19th December:
The innocence of childhood is something that we fight hard to preserve in these increasingly commercial and cynical times.
Officials at the Disney Epcot Park in Florida apparently told a man to sort impersonating Santa. The man in question, a Mr. James Worley, just happened to be wearing a red shirt and had a long grey beard. He had been approached by children asking if he was Santa Claus and, not wishing to disappoint, had played along. However, Mr. Worley was allegedly told that Disney had its own Santa at Epcot and his actions were therefore confusing the children. An unnamed official at the ‘amusement’ park apparently told Mr. Worley that Santa was “considered a Disney character”. Which may come as news to Coca-Cola, who presumably thought he belonged to them. I expect Santa’s agent has been fielding angry phone calls all weekend.
The House of the Mouse has a long history of being rather po-faced about the whole business of having fun. Little events like these seem to suggest that Disney is happy for you to enjoy yourself, but only on their terms and only as long as you have paid the full ticket price. It’s fun, kids, but with a slightly sinister grin that is showing just a few too many teeth.
I’ve never gone for Disney’s unique brand of schmaltz. Personally, I find the smell a little too sweet, overpowering and artificial. Like bathroom air freshener just after someone has dropped a big one in the downstairs loo. Ahhh, eau de lemony dump.
Disney is now a massive sales and marketing empire and has become expert at relieving befuddled parents everywhere of their hard-earned cash. Whilst wearing pantaloons and a little too much pancake. Film + merchandise + fast food chain tie-in + video game + theme park ride = winner. Long gone are the days when the films had charm and character, replaced it seems with big-name voiceover actors, Oscar winning soundtracks and production budgets larger than the GDP of many third-world nations.

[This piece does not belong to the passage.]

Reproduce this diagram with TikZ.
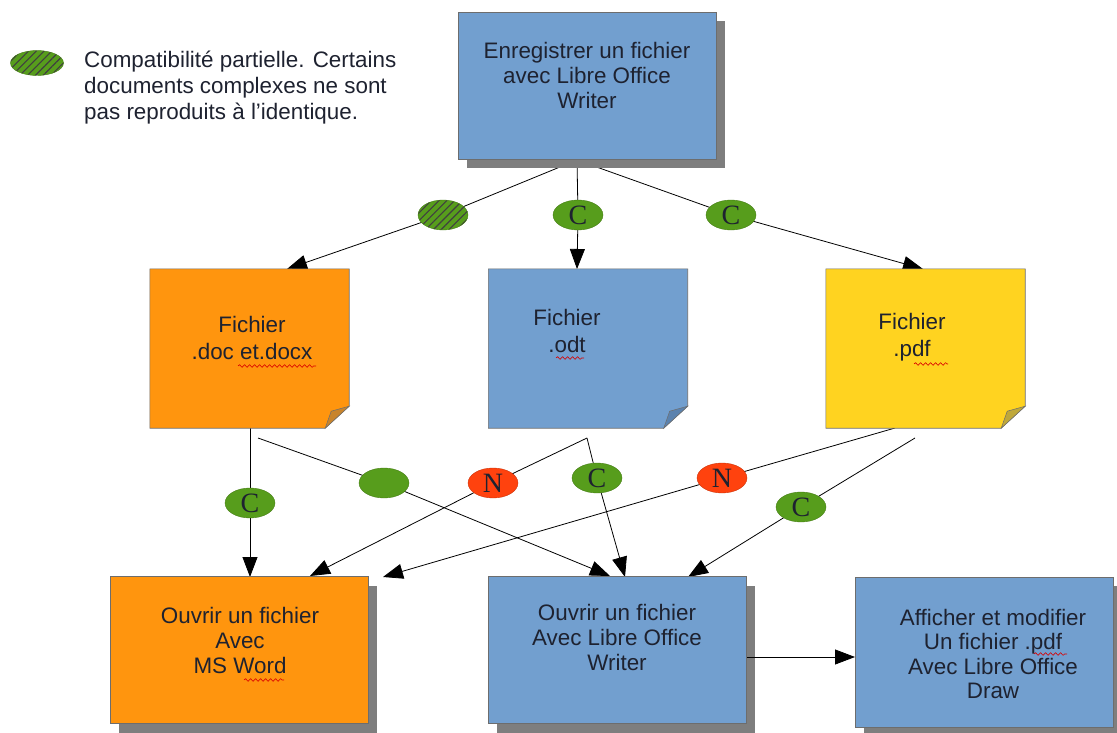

There is nothing wrong with a little fantasy, nor with encouraging children to believe that there is still a little magic left in the world. However, watching a bunch of toothsome 25 year olds in garish fancy dress being paid minimum wage to parade every 6 times a day down the Boulevard of Candyfloss-coated Dreams might not necessarily be the way you want to do it.
Mind you, that Pirates of the Caribbean was a bit good, wasn’t it?